В унисон Топорову о важности в поэтике Мандельштама категории дыхания, которой определяется у него, в частности, длина строки, пишут Л. Я. Гинзбург [Гинзбург Л. Я. О лирике. – М.: Интрада, 1997 – 408 с., с. 349], К. Тарановский [Тарановский К. О поэзии и поэтике. – М.: Языки русской культуры, 2000. – 432 с., с. 22], М.Ю. Лотман [Лотман М. Ю. Мандельштам и Пастернак (попытка контрастивной поэтики). – Таллинн: Aleksandra, 1996. – 176 с., с. 45].
Представляется, что все эти «физиологические» особенности мандельштамовской поэтики, прежде всего, и свидетельствуют о том, что в его творчестве органическая поэтика получила свое не менее органическое воплощение.
Главным же ее теоретическим обоснованием стал «Разговор о Данте». Принципиально «органический» подход к дантовской «Комедии» Мандельштам обнаруживает уже в исходной установке своего «Разговора…»: он яростно оспаривает «мистическое» восприятие этого текста, свойственное большинству его комментаторов (включая в их число и мистически воспринимающего Данте Блока) и настаивает на адекватности и продуктивности «естественнонаучного» понимания Данте [Мандельштам О. Соч.: В 2-х т. – М.: Худ. лит., 1990., т. 2, с. 227], всем текстом «Разговора…» обосновывая продуктивность такого подхода.
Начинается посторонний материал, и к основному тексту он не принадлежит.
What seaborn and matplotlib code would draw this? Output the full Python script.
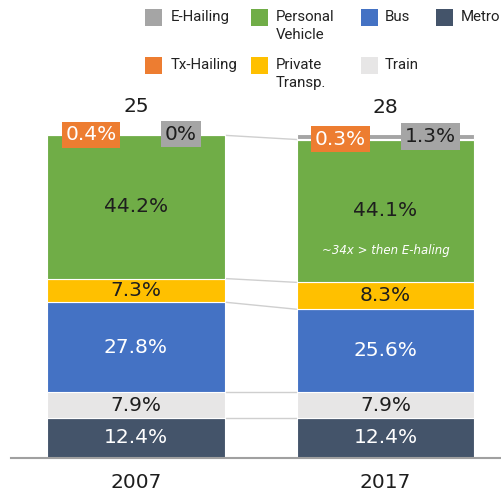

Так, по отношению к структуре, к динамике образности «Божественной комедии», по отношению ко всем ключевым формально-содержательным ее параметрам Мандельштам постоянно употребляет терминологию естественных наук. Он говорит и о наличии в дантовском тексте «всех видов энергии» [Мандельштам О. Соч.: В 2-х т. – М.: Худ. лит., 1990., т. 2, с. 217], известных современной науке, и об «органической химии дантовской образности» [Там же, т. 2, с. 229], и об «инстинкте формообразования» [Там же, т. 2, с. 225] как основном конструктивном начале дантовской «Комедии», и об «органическом» по своей сути принципе метаморфозы, лежащем в основе развития любого образа у Данте [Там же, т. 2, с. 224, 229], и о физиологической деформированности фонетики в 32 песни «Ада» [Там же, т. 2, с. 243], и даже о связи «физического» уровня дантовского текста с уровнем идей: «Холодообразующая тяга тридцать второй песни произошла от внедрения физики в моральную идею: предательство – замороженная совесть – атараксия позора – абсолютный нуль» [Там же, т. 2, с. 244].
Необходимо заметить, что моменты следования принципам органической поэтики можно найти не только в стихах и прозе Мандельштама, но и в поэзии других акмеистов – начиная с Гумилева. Уже изначальное понимание Гумилевым природы поэзии близко подходит к «органическому» мировидению. Гумилев в своих статьях («Жизнь стиха», «Читатель», «Анатомия стихотворения») неустанно говорит о подобии между стихотворением и живым организмом: «Происхождение отдельных стихотворений таинственно схоже с происхождением живых организмов» [Гумилев Н. С. Соч.: В 3-х т. – М.: Худ. лит., 1991., т. 3, с. 9]; «прекрасные стихотворения, как живые существа, входят в круг нашей жизни» [Там же, т. 3, с. 11]; «стихотворение, как Афина-Паллада, явившаяся из головы Зевеса, возникая из духа поэта, становится особым организмом. И, как всякий живой организм, оно имеет свою анатомию и физиологию» [Там же, т. 3, с. 24]; «стихотворение же – это живой организм, подлежащий рассмотрению и анатомическому, и физиологическому» [Там же, т. 3, с. 26].